Fear the Worst: A Thriller

The first one over was Bert, who was all smiles. “You are the best,” he said. If he had any inkling that I’d witnessed his visit to the porn shop, he didn’t let on.

 

He wiped his hands on the rag that had been peeking out his front pocket, then reached into the box for a cherry-filled. Then, reconsidering, he held it out to me.

 

“Cherry’s your favorite, right?”

 

“No,” I said. “It’s all yours.”

 

“You’re sure?” he asked, the filling oozing out the side of the donut and over his fingers.

 

“Positive,” I said. I took a double chocolate to make the point.

 

“How you doin’?” he asked.

 

I smiled. “Okay,” I said. I figured he was referring to Syd. It was a topic few around the building wanted to address directly with me. I was the guy with the missing kid. It was like having a disease. People tended to steer clear; they didn’t know what to say.

 

When Syd had worked here last summer, she’d spent a lot of time with Bert and everyone else out here, and they’d all come to love her. She was the dealership gofer, doing anything and everything she was asked. Cleaning and polishing vehicles, changing license plates, doing coffee runs, restocking parts in the right bins, jockeying cars in the lot.

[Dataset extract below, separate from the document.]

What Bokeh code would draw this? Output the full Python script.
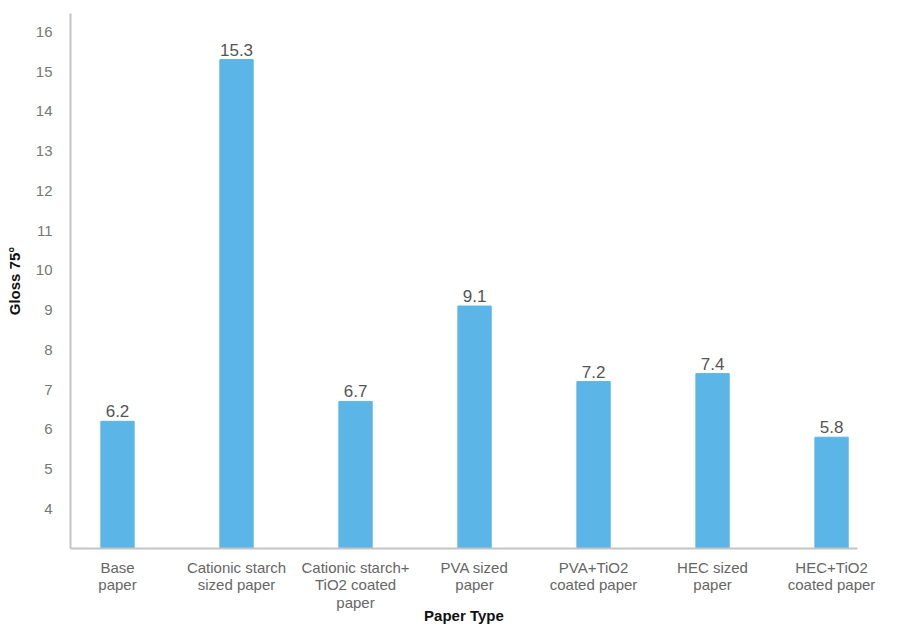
from bokeh.plotting import figure
from bokeh.models import ColumnDataSource, Range1d, FixedTicker
from bokeh.core.properties import value
from bokeh.embed import file_html
from bokeh.resources import INLINE

# Gloss (75°) measured for each paper type
categories = [
    "Base\npaper",
    "Cationic starch\nsized paper",
    "Cationic starch+\nTiO2 coated\npaper",
    "PVA sized\npaper",
    "PVA+TiO2\ncoated paper",
    "HEC sized\npaper",
    "HEC+TiO2\ncoated paper",
]
gloss = [6.2, 15.3, 6.7, 9.1, 7.2, 7.4, 5.8]
y_ticks = [4, 5, 6, 7, 8, 9, 10, 11, 12, 13, 14, 15, 16]

positions = list(range(len(categories)))
source = ColumnDataSource(dict(
    x=positions,
    top=gloss,
    label=[f"{v:.1f}" for v in gloss],
))

FONT = value("Liberation Sans")

p = figure(
    width=911, height=627,
    x_range=Range1d(-0.395, 6.218),
    y_range=Range1d(3, 16.46),
    output_backend="svg", toolbar_location=None,
    min_border_left=70, min_border_right=54,
    min_border_top=13, min_border_bottom=79,
)

p.vbar(x="x", top="top", bottom=3, width=0.28, source=source,
       fill_color="#5bb6e7", line_color="#5bb6e7")

p.text(x="x", y="top", text="label", source=source,
       text_align="center", text_baseline="bottom", y_offset=-4,
       text_font=FONT, text_font_size="17px", text_color="#555555")

p.xgrid.visible = False
p.ygrid.visible = False
p.outline_line_color = None
p.background_fill_color = "white"
p.border_fill_color = "white"

xa = p.xaxis[0]
xa.ticker = FixedTicker(ticks=positions)
xa.major_label_overrides = {i: c for i, c in zip(positions, categories)}
xa.major_tick_line_color = None
xa.minor_tick_line_color = None
xa.axis_line_color = "#c4c4c4"
xa.axis_line_width = 2
xa.major_label_text_font = "Liberation Sans"
xa.major_label_text_font_size = "15px"
xa.major_label_text_line_height = 1.05
xa.major_label_text_color = "#666666"
xa.major_label_standoff = 4
xa.axis_label = "Paper Type"
xa.axis_label_text_font = "Liberation Sans"
xa.axis_label_text_font_style = "bold"
xa.axis_label_text_font_size = "15px"
xa.axis_label_text_line_height = 1.0
xa.axis_label_text_color = "#111111"
xa.axis_label_standoff = -7

ya = p.yaxis[0]
ya.ticker = FixedTicker(ticks=y_ticks)
ya.major_tick_line_color = None
ya.minor_tick_line_color = None
ya.axis_line_color = "#c4c4c4"
ya.axis_line_width = 2
ya.major_label_text_font = "Liberation Sans"
ya.major_label_text_font_size = "15px"
ya.major_label_text_color = "#777777"
ya.major_label_standoff = 12
ya.axis_label = "Gloss 75°"
ya.axis_label_text_font = "Liberation Sans"
ya.axis_label_text_font_style = "bold"
ya.axis_label_text_font_size = "15px"
ya.axis_label_text_color = "#111111"
ya.axis_label_standoff = 10

open("out.html", "w").write(file_html(p, INLINE))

She’d barely had her driver’s license, and wasn’t insured to take any of the cars in stock out on the road, but she moved them around the property like nobody’s business. She could practically back up an Odyssey van blindfolded, mastered the stick in an S2000. That was the thing about Syd. You only had to show her once how to do something.

 

Some other mechanics wandered over, grabbed a donut, mumbled some thanks, gave me a friendly punch in the arm, returned to work. Barb from the parts department, fiftyish, married four times, rumored to have given a tumble to half the guys out here, came out of her office and said, “There better be a chocolate one left in there.”

 

I held one out to her.

 

“No fucking coffee?” she said.

 

“Bite me,” I said.

 

“Where?” she asked, her eyes doing a little dance.

 

I went into the showroom and dropped into the chair behind my desk. My message light was flashing. I dialed immediately into my voice mail, but all I had was a call from someone wondering how much his 2001 Accord (“V6, spoiler, mags, metallic paint, really mint, you know, except I have a dog, and there are some urine stains on the upholstery”) might be worth.

 

Another message: “Hey, Tim, I called yesterday, didn’t leave a message, thought I’d try you today. Look, I know you’re going through a lot right now, what with Sydney running away and everything, but I’d really like to be there for you, you know? Is it something I did? Did I do something wrong? Because I thought we had something pretty good going. If I said something that made you angry, I wish you’d just tell me what it was and we could talk it out and whatever I did I won’t do it again. We were having some real fun, don’t you think? I’d really like to see you again. I could make you some dinner, maybe pick something up, bring it over. And listen, they had a sale the other day? At Victoria’s Secret? Picked up a couple things, you know? So give me a call if you get a chance. Or I can try you at home tonight. So, gotta go.”

 

Kate.

 

I fired up my computer and went to the website about Sydney. No emails, and judging by the counter that recorded visits to the site, no one had dropped by recently. My guess was the last person who’d been to the site was me, shortly after I’d gotten up that morning.

 

Maybe it was time to put another call in to Kip Jennings.

 

“Hey, Tim,” said a voice from the other side of my semi-cubicle wall.

 

It was Andy Hertz, our sales baby. He was only twenty-three, and had been with us a year. That was the thing about selling cars. You didn’t necessarily need a lot of education. If you could sell, you could sell. And the thing you had to remember was that you weren’t selling cars, you were selling yourself. Andy, good-looking in his smartly tailored clothes and brush cut, and undeniably charming, had no problem in that area, particularly with older women, who looked at him like he was their own son or maybe some boy toy they could take home.

 

Like a lot of guys new to the business, Andy started out hot. Came close to the top of the board a number of times. But again, like a lot of newbies, he seemed to hit a wall several months in. The mojo was gone. At least I had an excuse for not selling any cars this July, even if Laura Cantrell seemed unimpressed that it was a pretty good one. Andy’d hit a dry spell, and it was just one of those things.

 

His normal cheerfulness was not in evidence when I wheeled my chair around to see him.

 

“Andy,” I said.

 

“Laura wants to see me in five,” he said.

 

“Any last words you’d like me to pass along to your family?”

 

“Tim, really, I think she’s going to carve me out a new one,” he said.

 

“We all hit these kinds of stretches,” I said.